### [TASK STATEMENT]
Repeat the listing exactly as given, omitting every image.

### [DATA SHOWN]
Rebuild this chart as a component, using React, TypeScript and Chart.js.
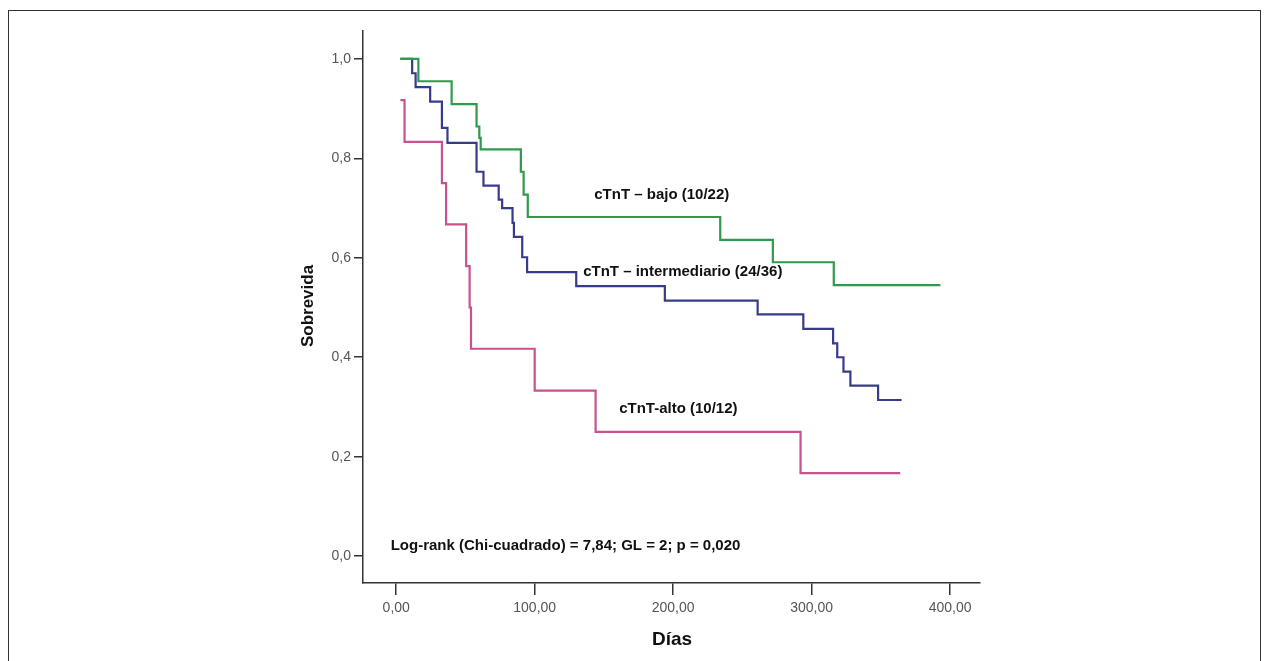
import { useEffect, useRef } from 'react'
import Chart from 'chart.js/auto'

// Kaplan-Meier steps: time (días) and survival after each event
const bajoT = [3, 16, 40, 58, 60, 61, 90, 92, 95, 234, 272, 316, 393]
const bajoS = [1, 0.955, 0.909, 0.864, 0.841, 0.818, 0.773, 0.727, 0.682, 0.636, 0.591, 0.545, 0.545]

const interT = [3, 11.5, 14, 24.5, 33, 37, 58, 63, 74, 76.5, 84, 85, 91, 94.5, 130, 194, 261, 294, 315.5, 318.5, 323, 328, 348, 365]
const interS = [1, 0.971, 0.943, 0.914, 0.861, 0.831, 0.773, 0.745, 0.717, 0.7, 0.67, 0.642, 0.601, 0.571, 0.543, 0.514, 0.486, 0.457, 0.428, 0.4, 0.371, 0.343, 0.314, 0.314]

const altoT = [3, 6, 33, 36, 50.5, 53, 54, 100, 144, 292, 364]
const altoS = [0.917, 0.833, 0.75, 0.667, 0.583, 0.5, 0.417, 0.333, 0.25, 0.167, 0.167]

const xTicks = [0, 100, 200, 300, 400]
const yTicks = [0, 0.2, 0.4, 0.6, 0.8, 1.0]

const toPoints = (t: number[], s: number[]) => t.map((x, i) => ({ x, y: s[i] }))

const FONT = "'Liberation Sans Narrow', 'Liberation Sans', Arial, sans-serif"

const decorations = {
  id: 'decorations',
  afterDraw(chart: any) {
    const { ctx } = chart
    const xs = chart.scales.x
    const ys = chart.scales.y
    ctx.save()
    ctx.strokeStyle = '#333'
    ctx.lineWidth = 1
    ctx.strokeRect(8.5, 10.5, 1252, 700)

    ctx.fillStyle = '#111'
    ctx.textBaseline = 'middle'
    ctx.textAlign = 'left'
    ctx.font = `bold 15px ${FONT}`
    ctx.fillText('cTnT – bajo (10/22)', xs.getPixelForValue(143), ys.getPixelForValue(0.727))
    ctx.fillText('cTnT – intermediario (24/36)', xs.getPixelForValue(135), ys.getPixelForValue(0.572))
    ctx.fillText('cTnT-alto (10/12)', xs.getPixelForValue(161), ys.getPixelForValue(0.296))
    ctx.fillText('Log-rank (Chi-cuadrado) = 7,84; GL = 2; p = 0,020', xs.getPixelForValue(-4), ys.getPixelForValue(0.021))

    ctx.font = `bold 19px ${FONT}`
    ctx.textAlign = 'center'
    ctx.fillText('Días', 672, 640)
    ctx.translate(308, 306)
    ctx.rotate(-Math.PI / 2)
    ctx.font = `bold 17px ${FONT}`
    ctx.fillText('Sobrevida', 0, 0)
    ctx.restore()
  },
}

export default function App() {
  const canvasRef = useRef<HTMLCanvasElement>(null)

  useEffect(() => {
    document.body.style.margin = '0'
    if (!canvasRef.current) return
    const line = (label: string, data: any, color: string) => ({
      label,
      data,
      borderColor: color,
      borderWidth: 2.2,
      pointRadius: 0,
      stepped: 'before' as const,
      fill: false,
    })
    const chart = new Chart(canvasRef.current, {
      type: 'line',
      data: {
        datasets: [
          line('cTnT – bajo', toPoints(bajoT, bajoS), '#2f9a4c'),
          line('cTnT – intermediario', toPoints(interT, interS), '#363b8c'),
          line('cTnT-alto', toPoints(altoT, altoS), '#c7528f'),
        ],
      },
      options: {
        animation: false,
        responsive: false,
        devicePixelRatio: 1,
        layout: { padding: { top: 31, right: 289, left: 0, bottom: 0 } },
        plugins: { legend: { display: false }, tooltip: { enabled: false } },
        scales: {
          x: {
            type: 'linear',
            min: -24,
            max: 421.6,
            afterBuildTicks: (s: any) => { s.ticks = xTicks.map((v) => ({ value: v })) },
            afterFit: (s: any) => { s.height = 78 },
            grid: { drawOnChartArea: false, tickLength: 12, color: '#333', lineWidth: 1.5 },
            border: { display: true, color: '#333', width: 1.5 },
            ticks: {
              color: '#555',
              font: { family: 'Arial, Liberation Sans, sans-serif', size: 14 },
              padding: 5,
              callback: (v: any) => `${Number(v).toFixed(2).replace('.', ',')}`,
            },
          },
          y: {
            min: -0.054,
            max: 1.056,
            afterBuildTicks: (s: any) => { s.ticks = yTicks.map((v) => ({ value: v })) },
            afterFit: (s: any) => { s.width = 363 },
            grid: { drawOnChartArea: false, tickLength: 9, color: '#333', lineWidth: 1.5 },
            border: { display: true, color: '#333', width: 1.5 },
            ticks: {
              color: '#555',
              font: { family: 'Arial, Liberation Sans, sans-serif', size: 14 },
              padding: 3,
              callback: (v: any) => Number(v).toFixed(1).replace('.', ','),
            },
          },
        },
      },
      plugins: [decorations],
    })
    return () => chart.destroy()
  }, [])

  return <canvas ref={canvasRef} width={1269} height={661} style={{ display: 'block' }} />
}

### [TASK OUTPUT]
Rebuild this chart as a component, using React, TypeScript and Chart.js.
import { useEffect, useRef } from 'react'
import Chart from 'chart.js/auto'

// Kaplan-Meier steps: time (días) and survival after each event
const bajoT = [3, 16, 40, 58, 60, 61, 90, 92, 95, 234, 272, 316, 393]
const bajoS = [1, 0.955, 0.909, 0.864, 0.841, 0.818, 0.773, 0.727, 0.682, 0.636, 0.591, 0.545, 0.545]

const interT = [3, 11.5, 14, 24.5, 33, 37, 58, 63, 74, 76.5, 84, 85, 91, 94.5, 130, 194, 261, 294, 315.5, 318.5, 323, 328, 348, 365]
const interS = [1, 0.971, 0.943, 0.914, 0.861, 0.831, 0.773, 0.745, 0.717, 0.7, 0.67, 0.642, 0.601, 0.571, 0.543, 0.514, 0.486, 0.457, 0.428, 0.4, 0.371, 0.343, 0.314, 0.314]

const altoT = [3, 6, 33, 36, 50.5, 53, 54, 100, 144, 292, 364]
const altoS = [0.917, 0.833, 0.75, 0.667, 0.583, 0.5, 0.417, 0.333, 0.25, 0.167, 0.167]

const xTicks = [0, 100, 200, 300, 400]
const yTicks = [0, 0.2, 0.4, 0.6, 0.8, 1.0]

const toPoints = (t: number[], s: number[]) => t.map((x, i) => ({ x, y: s[i] }))

const FONT = "'Liberation Sans Narrow', 'Liberation Sans', Arial, sans-serif"

const decorations = {
  id: 'decorations',
  afterDraw(chart: any) {
    const { ctx } = chart
    const xs = chart.scales.x
    const ys = chart.scales.y
    ctx.save()
    ctx.strokeStyle = '#333'
    ctx.lineWidth = 1
    ctx.strokeRect(8.5, 10.5, 1252, 700)

    ctx.fillStyle = '#111'
    ctx.textBaseline = 'middle'
    ctx.textAlign = 'left'
    ctx.font = `bold 15px ${FONT}`
    ctx.fillText('cTnT – bajo (10/22)', xs.getPixelForValue(143), ys.getPixelForValue(0.727))
    ctx.fillText('cTnT – intermediario (24/36)', xs.getPixelForValue(135), ys.getPixelForValue(0.572))
    ctx.fillText('cTnT-alto (10/12)', xs.getPixelForValue(161), ys.getPixelForValue(0.296))
    ctx.fillText('Log-rank (Chi-cuadrado) = 7,84; GL = 2; p = 0,020', xs.getPixelForValue(-4), ys.getPixelForValue(0.021))

    ctx.font = `bold 19px ${FONT}`
    ctx.textAlign = 'center'
    ctx.fillText('Días', 672, 640)
    ctx.translate(308, 306)
    ctx.rotate(-Math.PI / 2)
    ctx.font = `bold 17px ${FONT}`
    ctx.fillText('Sobrevida', 0, 0)
    ctx.restore()
  },
}

export default function App() {
  const canvasRef = useRef<HTMLCanvasElement>(null)

  useEffect(() => {
    document.body.style.margin = '0'
    if (!canvasRef.current) return
    const line = (label: string, data: any, color: string) => ({
      label,
      data,
      borderColor: color,
      borderWidth: 2.2,
      pointRadius: 0,
      stepped: 'before' as const,
      fill: false,
    })
    const chart = new Chart(canvasRef.current, {
      type: 'line',
      data: {
        datasets: [
          line('cTnT – bajo', toPoints(bajoT, bajoS), '#2f9a4c'),
          line('cTnT – intermediario', toPoints(interT, interS), '#363b8c'),
          line('cTnT-alto', toPoints(altoT, altoS), '#c7528f'),
        ],
      },
      options: {
        animation: false,
        responsive: false,
        devicePixelRatio: 1,
        layout: { padding: { top: 31, right: 289, left: 0, bottom: 0 } },
        plugins: { legend: { display: false }, tooltip: { enabled: false } },
        scales: {
          x: {
            type: 'linear',
            min: -24,
            max: 421.6,
            afterBuildTicks: (s: any) => { s.ticks = xTicks.map((v) => ({ value: v })) },
            afterFit: (s: any) => { s.height = 78 },
            grid: { drawOnChartArea: false, tickLength: 12, color: '#333', lineWidth: 1.5 },
            border: { display: true, color: '#333', width: 1.5 },
            ticks: {
              color: '#555',
              font: { family: 'Arial, Liberation Sans, sans-serif', size: 14 },
              padding: 5,
              callback: (v: any) => `${Number(v).toFixed(2).replace('.', ',')}`,
            },
          },
          y: {
            min: -0.054,
            max: 1.056,
            afterBuildTicks: (s: any) => { s.ticks = yTicks.map((v) => ({ value: v })) },
            afterFit: (s: any) => { s.width = 363 },
            grid: { drawOnChartArea: false, tickLength: 9, color: '#333', lineWidth: 1.5 },
            border: { display: true, color: '#333', width: 1.5 },
            ticks: {
              color: '#555',
              font: { family: 'Arial, Liberation Sans, sans-serif', size: 14 },
              padding: 3,
              callback: (v: any) => Number(v).toFixed(1).replace('.', ','),
            },
          },
        },
      },
      plugins: [decorations],
    })
    return () => chart.destroy()
  }, [])

  return <canvas ref={canvasRef} width={1269} height={661} style={{ display: 'block' }} />
}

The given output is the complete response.